NEW YORK — The design firm Turner Duckworth has updated the design and logo for the Newman’s Own food line, just in time for the brand’s 40th anniversary year.
The chief marketing officer of Newman’s Own, Nicole Malcolm-Manyara, said that the goal of the refresh was to “break through on shelves and connect consumers to the impact they are making when they purchase our products.”
The brand dates from 1982, when actor Paul Newman and writer and editor Aaron Edward Hotchner collaborated on selling Newman’s salad dressing recipe. It is still a best-seller. In 1983, the duo introduced a spaghetti sauce, and in 1987, lemonade. The brand is now a portfolio of food products, including frozen pizza, salsa and cookies.
“After 40 years of ‘giving it all away,’ the good people at Newman’s Own approached us to help refocus the brand”, said David Thompson, creative director at Turner Duckworth, in a news release. “Our goal was to leverage the refresh and new positioning to appeal to a younger audience, continuing the brand’s growth while introducing a new generation to Newman’s philanthropic endeavors through health and delicious foods.”

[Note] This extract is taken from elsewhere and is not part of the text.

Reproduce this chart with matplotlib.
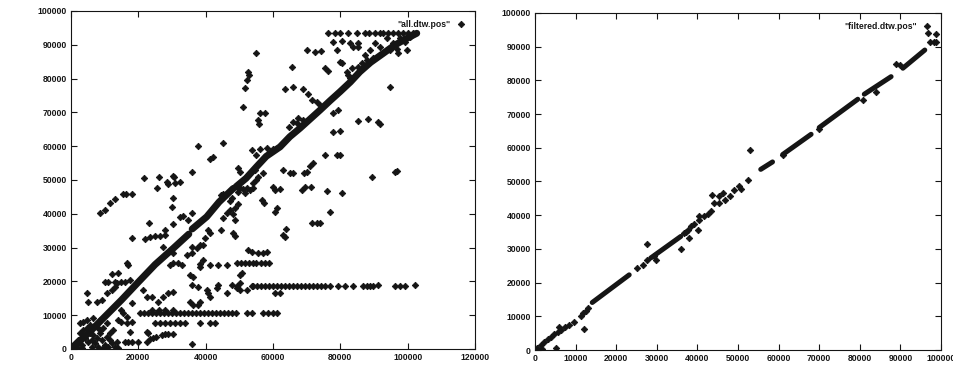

Over the last four decades, Newman’s Own has donated approximately $600 million dollars to help children facing adversity, as well as other causes.
Newman died in 2008. Hochner died in 2020, at the age of 102. It survived and grew on the halo of Newman’s celebrity, and good looks. The chief appeal, however, was that the products tasted good.
The brand is actually owned by the Westport, Conn. company No Limit LLC, according to the U.S. Patent and Trademark Office. The brand was originally owned by Salad King LLC, according to filings.
Brands by Stars
The brand is in the category of brands named for famous people, aka George Foreman Grill. While Paul Newman is still a famous name, brands named after celebrities sometimes lose their connection with their founder. Few remember the Waring blender’s connection to conductor and inventor Fredrick Malcolm Waring. However, the owners of Jimmy Dean Sausage, Tyson Foods, still use the late country singer’s voice in television commercials.
The licensing of dead celebrity likenesses is common. Often there is no connection to actual celebrity, only an image. Sport brands continue after the fame of a celebrity has passed. Think Arnold Palmer, Sam Snead, and Stan Smith. There are also brands closely associated with celebrities as investments or pet projects, aka Joe Dimaggio for Mr. Coffee and Bing Crosby with Minute Maid.
The previous slogan was 100% Profits to Charity. It is now “Let’s give it all away.”